I remember looking in a magazine when they first came out, they look pretty cool and would be great if you were only used it hunting and stuff, but if I had the money to spend on one I would just go buy a new 4 wheeler lol!


----------



## ricktherocket (May 23, 2011)




----------



## NickS (Oct 9, 2011)

With this stupid glasspack the previous owner welded on mine for an exhaust, there wouldn't be anything with in 5 miles of me if I drove it hunting. I did use my jacked up golf cart a couple of times, but I sold it last weekend. Looking for a RZR now, but still keeping the brute.


----------



## JLOWERY (Jan 30, 2010)

Nice buck


----------



## jake (Jun 4, 2011)

I just walk out the back door and sit on the deck.

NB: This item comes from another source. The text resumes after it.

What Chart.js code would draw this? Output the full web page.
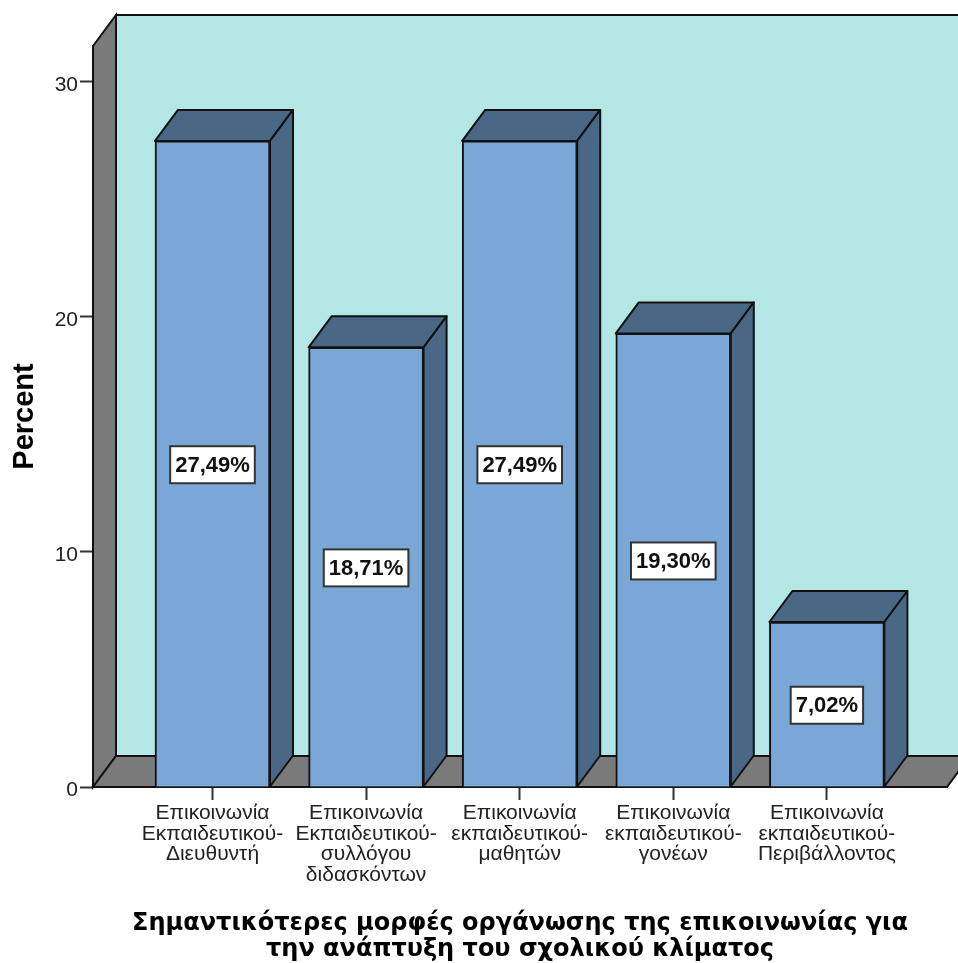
<!DOCTYPE html>
<html>
<head>
<meta charset="utf-8">
<title>Percent chart</title>
<script src="https://cdn.jsdelivr.net/npm/chart.js@4"></script>
<style>
  html, body { margin: 0; padding: 0; background: #fff; }
  #wrap { width: 958px; height: 963px; }
</style>
</head>
<body>
<div id="wrap"><canvas id="barChart" width="958" height="963"></canvas></div>
<script>
const categories = [
  ['Επικοινωνία', 'Εκπαιδευτικού-', 'Διευθυντή'],
  ['Επικοινωνία', 'Εκπαιδευτικού-', 'συλλόγου', 'διδασκόντων'],
  ['Επικοινωνία', 'εκπαιδευτικού-', 'μαθητών'],
  ['Επικοινωνία', 'εκπαιδευτικού-', 'γονέων'],
  ['Επικοινωνία', 'εκπαιδευτικού-', 'Περιβάλλοντος']
];
const percents = [27.49, 18.71, 27.49, 19.30, 7.02];
const yTicks = [0, 10, 20, 30];
const xTitle = [
  'Σημαντικότερες μορφές οργάνωσης της επικοινωνίας για',
  'την ανάπτυξη του σχολικού κλίματος'
];

// depth of the fake 3D box
const DEPTH_X = 23;
const DEPTH_Y = 31;
const LINE = '#111';

function face(ctx, pts, fill) {
  ctx.beginPath();
  pts.forEach((p, i) => i ? ctx.lineTo(p[0], p[1]) : ctx.moveTo(p[0], p[1]));
  ctx.closePath();
  ctx.fillStyle = fill;
  ctx.fill();
  ctx.stroke();
}

const box3d = {
  id: 'box3d',
  // back wall, left wall and floor
  beforeDraw(chart) {
    const { ctx, chartArea: a } = chart;
    ctx.save();
    ctx.lineWidth = 2;
    ctx.strokeStyle = LINE;
    const l = a.left, r = a.right, t = a.top, b = a.bottom;
    face(ctx, [[l + DEPTH_X, t - DEPTH_Y], [r + DEPTH_X, t - DEPTH_Y], [r + DEPTH_X, b - DEPTH_Y], [l + DEPTH_X, b - DEPTH_Y]], '#b5e6e6');
    face(ctx, [[l, t], [l + DEPTH_X, t - DEPTH_Y], [l + DEPTH_X, b - DEPTH_Y], [l, b]], '#7a7a7a');
    face(ctx, [[l, b], [l + DEPTH_X, b - DEPTH_Y], [r + DEPTH_X, b - DEPTH_Y], [r, b]], '#7a7a7a');
    ctx.restore();
  },
  // top and side of each bar, behind the front face
  beforeDatasetsDraw(chart) {
    const { ctx } = chart;
    ctx.save();
    ctx.lineWidth = 2;
    ctx.strokeStyle = LINE;
    ctx.lineJoin = 'round';
    chart.getDatasetMeta(0).data.forEach(bar => {
      const x0 = bar.x - bar.width / 2, x1 = bar.x + bar.width / 2;
      const top = bar.y, base = bar.base;
      face(ctx, [[x0, top], [x0 + DEPTH_X, top - DEPTH_Y], [x1 + DEPTH_X, top - DEPTH_Y], [x1, top]], '#4a6885');
      face(ctx, [[x1, top], [x1 + DEPTH_X, top - DEPTH_Y], [x1 + DEPTH_X, base - DEPTH_Y], [x1, base]], '#4a6885');
    });
    ctx.restore();
  },
  // white value boxes in the middle of the bars
  afterDatasetsDraw(chart) {
    const { ctx } = chart;
    ctx.save();
    ctx.font = 'bold 22px "Liberation Sans", Arial, sans-serif';
    ctx.textAlign = 'center';
    ctx.textBaseline = 'middle';
    chart.getDatasetMeta(0).data.forEach((bar, i) => {
      const text = percents[i].toFixed(2).replace('.', ',') + '%';
      const w = ctx.measureText(text).width + 10;
      const h = 37;
      const cy = (bar.y + bar.base) / 2 + 1;
      ctx.fillStyle = '#fff';
      ctx.strokeStyle = '#333';
      ctx.lineWidth = 2;
      ctx.fillRect(bar.x - w / 2, cy - h / 2, w, h);
      ctx.strokeRect(bar.x - w / 2, cy - h / 2, w, h);
      ctx.fillStyle = '#111';
      ctx.fillText(text, bar.x, cy + 1);
    });
    ctx.restore();
  }
};

new Chart(document.getElementById('barChart'), {
  type: 'bar',
  data: {
    datasets: [{
      data: percents.map((v, i) => ({ x: i, y: v })),
      backgroundColor: '#7ba7d6',
      borderColor: LINE,
      borderWidth: 2,
      barThickness: 115
    }]
  },
  plugins: [box3d],
  options: {
    responsive: false,
    animation: false,
    layout: { padding: { top: 46, right: 11, bottom: 0, left: 0 } },
    plugins: { legend: { display: false }, tooltip: { enabled: false } },
    scales: {
      x: {
        type: 'linear',
        min: -0.778,
        max: 4.782,
        offset: false,
        afterBuildTicks: scale => { scale.ticks = categories.map((c, i) => ({ value: i })); },
        afterFit: scale => { scale.height = 176; },
        grid: { offset: false, drawOnChartArea: false, tickLength: 13, tickColor: '#333', tickWidth: 2 },
        border: { color: LINE, width: 2 },
        ticks: {
          autoSkip: false,
          maxRotation: 0,
          padding: 3,
          color: '#222',
          font: { family: '"Liberation Sans", Arial, sans-serif', size: 21, lineHeight: 0.98 },
          callback: v => categories[v]
        },
        title: {
          display: true,
          text: xTitle,
          color: '#000',
          padding: { top: 0, bottom: 0 },
          font: { family: '"DejaVu Sans", sans-serif', size: 24, weight: 'bold', lineHeight: 1.08 }
        }
      },
      y: {
        min: 0,
        max: 31.53,
        afterBuildTicks: scale => { scale.ticks = yTicks.map(v => ({ value: v })); },
        afterFit: scale => { scale.width = 93; },
        grid: { drawOnChartArea: false, tickLength: 13, tickColor: '#333', tickWidth: 2 },
        border: { color: LINE, width: 2 },
        ticks: {
          padding: 2,
          labelOffset: 3,
          color: '#222',
          font: { family: '"Liberation Sans", Arial, sans-serif', size: 21 }
        },
        title: {
          display: true,
          text: 'Percent',
          color: '#000',
          padding: { top: 8, bottom: 0 },
          font: { family: '"Liberation Sans", Arial, sans-serif', size: 29, weight: 'bold' }
        }
      }
    }
  }
});
</script>
</body>
</html>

Or reposition the recliner to see out the window lol.


----------



## rockingtrig (Jul 5, 2012)

*my new 2005 brute force 650*

my new 2005 brute force 650


----------



## Mr.Scruffy (Jun 25, 2012)

It would ride more comfortable if you added a seat......ha


----------



## mossyoak54 (Jan 16, 2012)

Mr.Scruffy said:


> It would ride more comfortable if you added a seat......ha


Ha ha x2


Sent from the mans IPhone.


----------



## newbie (Nov 18, 2011)

X3 I just noticed that lol


----------



## jlint1988 (Apr 20, 2012)

rmax said:


> installed gun rack, what do you think


 haha ready for the taliban.


----------



## huntertibbs (Jul 22, 2012)

Here's my brute during the elk hunt 

Sent from my C771 using Tapatalk 2


----------



## ricktherocket (May 23, 2011)

huntertibbs said:


> View attachment 11941
> 
> Here's my brute during the elk hunt
> 
> Sent from my C771 using Tapatalk 2


 
Where's the Elk?


----------



## Rubberdown (Apr 16, 2010)




----------